Source data
* * * *

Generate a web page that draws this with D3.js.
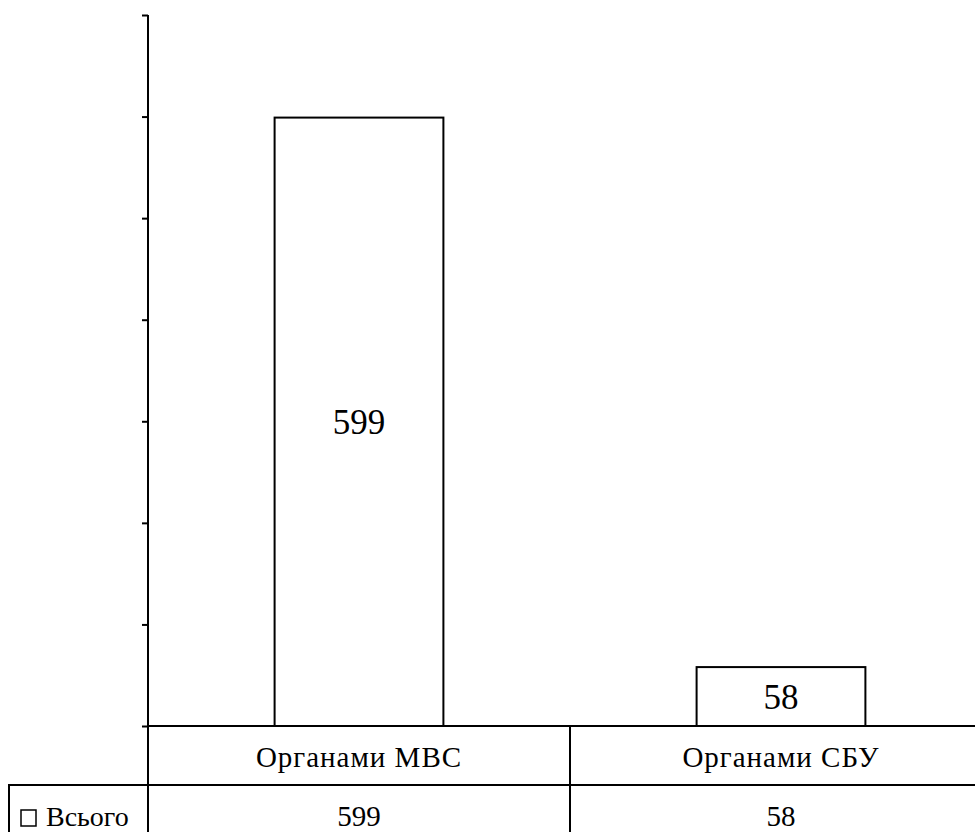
<!DOCTYPE html>
<html><head><meta charset="utf-8">
<script src="https://cdn.jsdelivr.net/npm/d3@7"></script>
<style>body{margin:0;background:#fff}svg{display:block}svg text{font-family:"Liberation Serif","DejaVu Serif",serif}</style>
</head><body>
<script>
const categories = ["Органами МВС", "Органами СБУ"];
const values = [599, 58];
const seriesName = "Всього";
const yTicks = [0, 100, 200, 300, 400, 500, 600, 700];

const W = 975, H = 832;
const svg = d3.select("body").append("svg").attr("width", W).attr("height", H);

const x = d3.scaleBand().domain(categories).range([148, 992]).paddingInner(0.6).paddingOuter(0.3);
const y = d3.scaleLinear().domain([0, 700]).range([726, 15]);

// bars
svg.selectAll("rect.bar").data(values).join("rect")
  .attr("x", (d, i) => x(categories[i]))
  .attr("y", d => y(d))
  .attr("width", x.bandwidth())
  .attr("height", d => y(0) - y(d))
  .attr("fill", "#fff").attr("stroke", "#000").attr("stroke-width", 2);

// value labels
svg.selectAll("text.val").data(values).join("text")
  .attr("x", (d, i) => x(categories[i]) + x.bandwidth() / 2)
  .attr("y", d => (y(d) + y(0)) / 2)
  .attr("dy", "0.35em")
  .attr("text-anchor", "middle")
  .attr("font-size", 35)
  .text(d => d);

// y axis
const yAxis = d3.axisLeft(y).tickValues(yTicks).tickSize(6).tickFormat("");
const gy = svg.append("g").attr("transform", "translate(148,0)").call(yAxis);
gy.select(".domain").remove();
gy.selectAll(".tick line").attr("stroke", "#000").attr("stroke-width", 2);

const line = (x1, y1, x2, y2) => svg.append("line")
  .attr("x1", x1).attr("y1", y1).attr("x2", x2).attr("y2", y2)
  .attr("stroke", "#000").attr("stroke-width", 2);

// axis + data table grid
line(148, 15, 148, H);
line(148, 726, W, 726);
line(8, 785, W, 785);
line(9, 785, 9, H);
categories.forEach((c, i) => { if (i > 0) { const xs = x(c) - x.step() * x.paddingInner() / 2; line(xs, 726, xs, H); } });

// category labels
svg.selectAll("text.cat").data(categories).join("text")
  .attr("x", c => x(c) + x.bandwidth() / 2)
  .attr("y", 767)
  .attr("text-anchor", "middle")
  .attr("font-size", 29)
  .attr("letter-spacing", "1px")
  .text(c => c);

// table values
svg.selectAll("text.tv").data(values).join("text")
  .attr("x", (d, i) => x(categories[i]) + x.bandwidth() / 2)
  .attr("y", 826)
  .attr("text-anchor", "middle")
  .attr("font-size", 29)
  .text(d => d);

// legend key
svg.append("rect").attr("x", 21).attr("y", 810).attr("width", 15).attr("height", 16)
  .attr("fill", "#fff").attr("stroke", "#000").attr("stroke-width", 1.5);
svg.append("text").attr("x", 46).attr("y", 826)
  .attr("font-size", 28).text(seriesName);
</script>
</body></html>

* * * *

Task brief
Replicate the material above verbatim; images stay out of the copy.

Solution
Generate a web page that draws this with D3.js.
<!DOCTYPE html>
<html><head><meta charset="utf-8">
<script src="https://cdn.jsdelivr.net/npm/d3@7"></script>
<style>body{margin:0;background:#fff}svg{display:block}svg text{font-family:"Liberation Serif","DejaVu Serif",serif}</style>
</head><body>
<script>
const categories = ["Органами МВС", "Органами СБУ"];
const values = [599, 58];
const seriesName = "Всього";
const yTicks = [0, 100, 200, 300, 400, 500, 600, 700];

const W = 975, H = 832;
const svg = d3.select("body").append("svg").attr("width", W).attr("height", H);

const x = d3.scaleBand().domain(categories).range([148, 992]).paddingInner(0.6).paddingOuter(0.3);
const y = d3.scaleLinear().domain([0, 700]).range([726, 15]);

// bars
svg.selectAll("rect.bar").data(values).join("rect")
  .attr("x", (d, i) => x(categories[i]))
  .attr("y", d => y(d))
  .attr("width", x.bandwidth())
  .attr("height", d => y(0) - y(d))
  .attr("fill", "#fff").attr("stroke", "#000").attr("stroke-width", 2);

// value labels
svg.selectAll("text.val").data(values).join("text")
  .attr("x", (d, i) => x(categories[i]) + x.bandwidth() / 2)
  .attr("y", d => (y(d) + y(0)) / 2)
  .attr("dy", "0.35em")
  .attr("text-anchor", "middle")
  .attr("font-size", 35)
  .text(d => d);

// y axis
const yAxis = d3.axisLeft(y).tickValues(yTicks).tickSize(6).tickFormat("");
const gy = svg.append("g").attr("transform", "translate(148,0)").call(yAxis);
gy.select(".domain").remove();
gy.selectAll(".tick line").attr("stroke", "#000").attr("stroke-width", 2);

const line = (x1, y1, x2, y2) => svg.append("line")
  .attr("x1", x1).attr("y1", y1).attr("x2", x2).attr("y2", y2)
  .attr("stroke", "#000").attr("stroke-width", 2);

// axis + data table grid
line(148, 15, 148, H);
line(148, 726, W, 726);
line(8, 785, W, 785);
line(9, 785, 9, H);
categories.forEach((c, i) => { if (i > 0) { const xs = x(c) - x.step() * x.paddingInner() / 2; line(xs, 726, xs, H); } });

// category labels
svg.selectAll("text.cat").data(categories).join("text")
  .attr("x", c => x(c) + x.bandwidth() / 2)
  .attr("y", 767)
  .attr("text-anchor", "middle")
  .attr("font-size", 29)
  .attr("letter-spacing", "1px")
  .text(c => c);

// table values
svg.selectAll("text.tv").data(values).join("text")
  .attr("x", (d, i) => x(categories[i]) + x.bandwidth() / 2)
  .attr("y", 826)
  .attr("text-anchor", "middle")
  .attr("font-size", 29)
  .text(d => d);

// legend key
svg.append("rect").attr("x", 21).attr("y", 810).attr("width", 15).attr("height", 16)
  .attr("fill", "#fff").attr("stroke", "#000").attr("stroke-width", 1.5);
svg.append("text").attr("x", 46).attr("y", 826)
  .attr("font-size", 28).text(seriesName);
</script>
</body></html>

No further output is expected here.